DIRECTIONS FOR THIS TASK
Quote each line of the material verbatim, without the pictures.

COLLECTED DATA
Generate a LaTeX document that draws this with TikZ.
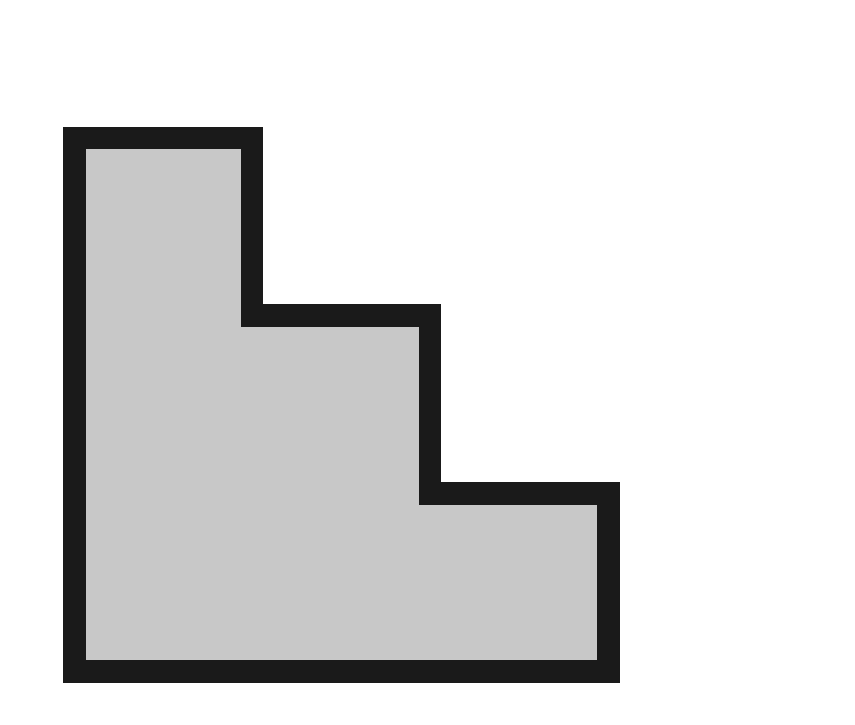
\documentclass[tikz,border=0pt]{standalone}
\definecolor{fillgray}{HTML}{C8C8C8}
\definecolor{edgegray}{HTML}{1A1A1A}
\tikzset{stairshape/.style={fill=fillgray,draw=edgegray,line width=22.5pt,line join=miter}}
\begin{document}
\begin{tikzpicture}[x=1pt,y=-1pt]
\useasboundingbox (0,0) rectangle (855,724);
\draw[stairshape] (74.5,138) -- (252,138) -- (252,315.5) -- (430,315.5) -- (430,493.5) -- (608.5,493.5) -- (608.5,671.5) -- (74.5,671.5) -- cycle;
\end{tikzpicture}
\end{document}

RIGHT ANSWER
Generate a LaTeX document that draws this with TikZ.
\documentclass[tikz,border=0pt]{standalone}
\definecolor{fillgray}{HTML}{C8C8C8}
\definecolor{edgegray}{HTML}{1A1A1A}
\tikzset{stairshape/.style={fill=fillgray,draw=edgegray,line width=22.5pt,line join=miter}}
\begin{document}
\begin{tikzpicture}[x=1pt,y=-1pt]
\useasboundingbox (0,0) rectangle (855,724);
\draw[stairshape] (74.5,138) -- (252,138) -- (252,315.5) -- (430,315.5) -- (430,493.5) -- (608.5,493.5) -- (608.5,671.5) -- (74.5,671.5) -- cycle;
\end{tikzpicture}
\end{document}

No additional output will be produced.